Pada Desember 1960, Syekh Mahmud Shaltut, Imam Besar Al-Azhar, beserta rombongan datang ke Indonesia sebagai tamu kenegaraan. Dalam lawatan ini, Mahmud Shaltut meninjau Masjid Agung Al-Azhar Kebayoran Baru.
Hamka bersama Mohammad Natsir dan Isa Anshary. Mereka sempat dijebloskan ke dalam penjara oleh rezim Soekarno akibat adanya kaitan petinggi partai Masyumi dengan pemberontakan PRRI. Setelah bebas dari penjara, Hamka menjadi perwakilan Indonesia dalam beberapa pertemuan internasional. Pada 1967, ia berkunjung ke Malaysia atas undangan Perdana Menteri Tengku Abdul Rahman.
Pada 1968, Hamka menghadiri Peringatan Masjid Annabah di Aljazair. Dari Aljazair, ia mengunjungi beberapa negara seperti Spanyol, Roma, Turki, London, Saudi Arabia, India, dan Tahiland. Pada 1969, bersama KH Muhammad Ilyas dan Anggota Dewan Pertimbangan Agung (DPA) Anwar Tjokroaminoto, Hamka mewakili Indonesia dalam Konferensi Tingkat Tinggi (KTT) Islam membahas konflik Palestina-Israel di Rabat, Maroko.
Pada 1971, Hamka menghadiri Seminar Islam di Aljazair, dengan membawa paper tentang Muhammadiyah di Indonesia. Pada 8 Juni 1974, Hamka menerima gelar kehormatan Honoris Causa dari Universitas Kebangsaan Malaysia. Pada 1975, ia menghadiri Muktamar Masjid di Mekkah. Pada 1976, ia menghadiri Konferensi Islam di Kucing, Serawak, Malaysia.
Pada 1976, ia mengikuti Seminar Islam dan Kebudayaan Malaysia di Universitas Kebangsaan Malaysia dengan paper “Pengaruh Islam pada Kesusastraan Melayu”. Pada 1977, ia menghadiri Peringatan 100 tahun Muhammad Iqbal di Lahore dan Muktamar Ulama (Al-Buhust Islamiyah) di Kairo. Di Lahore, Hamka menyampaikan makalahnya tentang Muhammad Iqbal, menyoroti pengaruh Iqbal dalam membawa identitas Muslim pada Ali Jinnah.
IBRAH DARI KISAH INI :
Jelas tidak diragukan lagi bagaimana kapasitas dan kapabilitas seorang Buya Hamka baik sebagai Ulama, Sastrawan, maupun penulis yang aktif. Ketika meringkuk di penjara-pun Hamka tetap memanfaatkan menulis tafsir Al-Azhar yang di kemudian hari sangat digemari oleh masyarakat bukan hanya di Indonesia tetapi juga di Singapura dan Malaysia. Hal ini karena kupasannya berwatak kekinian dan mudah difaham.

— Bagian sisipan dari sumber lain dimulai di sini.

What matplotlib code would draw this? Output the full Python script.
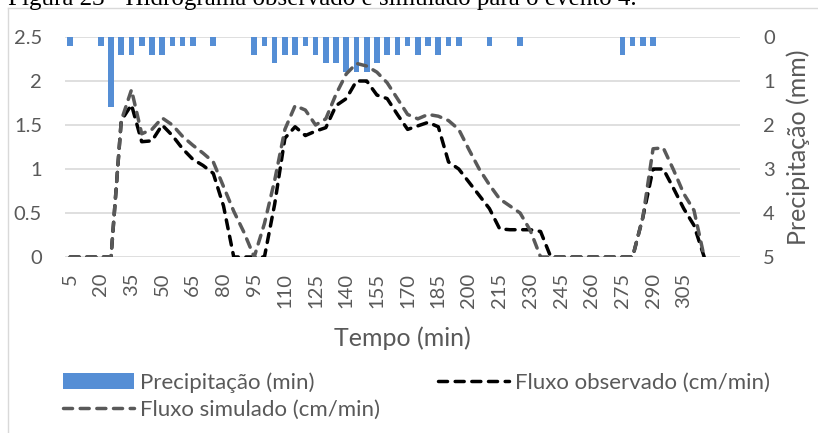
import matplotlib.pyplot as plt
from matplotlib.lines import Line2D

# tempo (min), um valor a cada 5 minutos
tempo = [5, 10, 15, 20, 25, 30, 35, 40, 45, 50,
         55, 60, 65, 70, 75, 80, 85, 90, 95, 100,
         105, 110, 115, 120, 125, 130, 135, 140, 145, 150,
         155, 160, 165, 170, 175, 180, 185, 190, 195, 200,
         205, 210, 215, 220, 225, 230, 235, 240, 245, 250,
         255, 260, 265, 270, 275, 280, 285, 290, 295, 300,
         305, 310, 315]

# precipitação (mm)
precipitacao = [0.2, 0, 0, 0.2, 1.6, 0.4, 0.4, 0.2, 0.4, 0.4,
                0.2, 0.2, 0.2, 0, 0.2, 0, 0, 0, 0.4, 0.2,
                0.6, 0.4, 0.4, 0.2, 0.4, 0.6, 0.6, 0.8, 0.8, 0.8,
                0.6, 0.4, 0.4, 0.2, 0.4, 0.2, 0.4, 0.2, 0.2, 0,
                0, 0.2, 0, 0, 0.2, 0, 0, 0, 0, 0,
                0, 0, 0, 0, 0.4, 0.2, 0.2, 0.2, 0, 0,
                0, 0, 0]

# fluxo observado (cm/min)
observado = [0, 0, 0, 0, 0, 1.55, 1.73, 1.31, 1.32, 1.5,
             1.38, 1.23, 1.11, 1.04, 0.95, 0.58, 0, 0, 0, 0,
             0.6, 1.35, 1.48, 1.38, 1.43, 1.47, 1.72, 1.8, 2.0, 2.0,
             1.84, 1.8, 1.62, 1.45, 1.49, 1.53, 1.48, 1.08, 1.0, 0.85,
             0.7, 0.55, 0.32, 0.31, 0.31, 0.31, 0.29, 0, 0, 0,
             0, 0, 0, 0, 0, 0, 0.45, 1.0, 1.0, 0.78,
             0.55, 0.36, 0]

# fluxo simulado (cm/min)
simulado = [0, 0, 0, 0, 0, 1.55, 1.9, 1.4, 1.45, 1.58,
            1.5, 1.37, 1.27, 1.18, 1.08, 0.8, 0.52, 0.28, 0, 0.38,
            0.87, 1.45, 1.72, 1.67, 1.5, 1.57, 1.85, 2.08, 2.2, 2.17,
            2.1, 1.98, 1.8, 1.62, 1.57, 1.62, 1.6, 1.55, 1.45, 1.22,
            1.0, 0.82, 0.66, 0.58, 0.5, 0.3, 0, 0, 0, 0,
            0, 0, 0, 0, 0, 0, 0.45, 1.23, 1.24, 0.99,
            0.72, 0.53, 0]

plt.rcParams['font.family'] = ['Lato', 'DejaVu Sans']
cinza = '#595959'
W, H = 818, 433

fig = plt.figure(figsize=(W / 100, H / 100), dpi=100)

# moldura da área do gráfico
fig.add_artist(Line2D([8 / W, 1], [1 - 8 / H, 1 - 8 / H], color='#d9d9d9', lw=1))
fig.add_artist(Line2D([8 / W, 8 / W], [0, 1 - 8 / H], color='#d9d9d9', lw=1))

fig.text(8 / W, 1 - 5 / H, 'Figura 23 - Hidrograma observado e simulado para o evento 4.',
         family='Liberation Serif', fontsize=18, ha='left', va='baseline')

ax = fig.add_axes([65 / W, 1 - 257 / H, 675 / W, 220 / H])
ax2 = ax.twinx()

pos = list(range(len(tempo)))

barras = ax2.bar(pos, precipitacao, width=0.55, color='#558ED5')
ax2.set_ylim(5, 0)
ax2.set_yticks([0, 1, 2, 3, 4, 5])
ax2.yaxis.grid(True, color='#d9d9d9', lw=1.2)
ax2.set_axisbelow(True)

estilo = dict(lw=2.5, dashes=(2.6, 2.2), dash_capstyle='round')
l_obs, = ax.plot(pos, observado, color='black', **estilo)
l_sim, = ax.plot(pos, simulado, color=cinza, **estilo)

ax.set_zorder(ax2.get_zorder() + 1)
ax.patch.set_visible(False)

ax.set_xlim(-0.5, 65.5)
ax.set_ylim(0, 2.5)
ax.set_yticks([0, 0.5, 1, 1.5, 2, 2.5])
ax.set_yticklabels(['0', '0.5', '1', '1.5', '2', '2.5'])
ax.set_xticks(pos[::3])
ax.set_xticklabels([str(t) for t in tempo[::3]], rotation=90)

for a in (ax, ax2):
    for s in a.spines.values():
        s.set_visible(False)
ax.tick_params(axis='x', length=0, pad=11.5, labelsize=14.5, labelcolor=cinza)
ax.tick_params(axis='y', length=0, pad=16.5, labelsize=14.5, labelcolor=cinza)
ax2.tick_params(axis='y', length=0, pad=16.5, labelsize=14.5, labelcolor=cinza)

ax.set_xlabel('Tempo (min)', fontsize=18, color=cinza, va='center')
ax.xaxis.set_label_coords(0.5, (257 - 338) / 220)
ax2.set_ylabel('Precipitação (mm)', fontsize=18, color=cinza, va='center', rotation=90)
ax2.yaxis.set_label_coords((798 - 65) / 675, 0.5)

fig.legend([barras, l_sim, l_obs],
           ['Precipitação (min)', 'Fluxo simulado (cm/min)', 'Fluxo observado (cm/min)'],
           ncol=2, loc='center left', bbox_to_anchor=(63 / W, 1 - 396 / H),
           frameon=False, fontsize=16, labelcolor=cinza, handlelength=3.2,
           handletextpad=0.27, columnspacing=2.6, labelspacing=0.3,
           borderpad=0, borderaxespad=0)

fig.savefig('out.png', dpi=100)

Tak kurang Abdurrahman Wahid (Gusdur) pun berkomentar: Lewat Tafsir Al-Azhar, Hamka telah mendemonstrasikan keluasan pengetahuannya di hampir semua disiplin yang tercakup oleh bidang ilmu-ilmu agama Islam serta pengetahuan non-keagamaan yang kaya dengan informasi.
Usep Taufik Hidayat dari Universitas Islam Negeri Syarif Hidayatullah Jakarta menyebut keunikan Tafsir Al-Azhar adalah kemampuannya berelasi terhadap isu-isu kontemporer. Penulis Malaysia Muhammad Uthman El Muhammady mencatat, Hamka merupakan pemikir yang berpegang teguh pada pendapat yang diyakininya, tetapi “mengutarakan argumennya dengan gaya yang elegan”.
Pergaulan Buya Hamka yang luas menjadikannya dikagumi oleh tokoh-tokoh muslim dunia, bahkan kehadirannya di forum-forum internasional merupakan point bagi ketokohannya sebagai Ulama terkemuka setidak tidaknya di kawasan Asia Tenggara.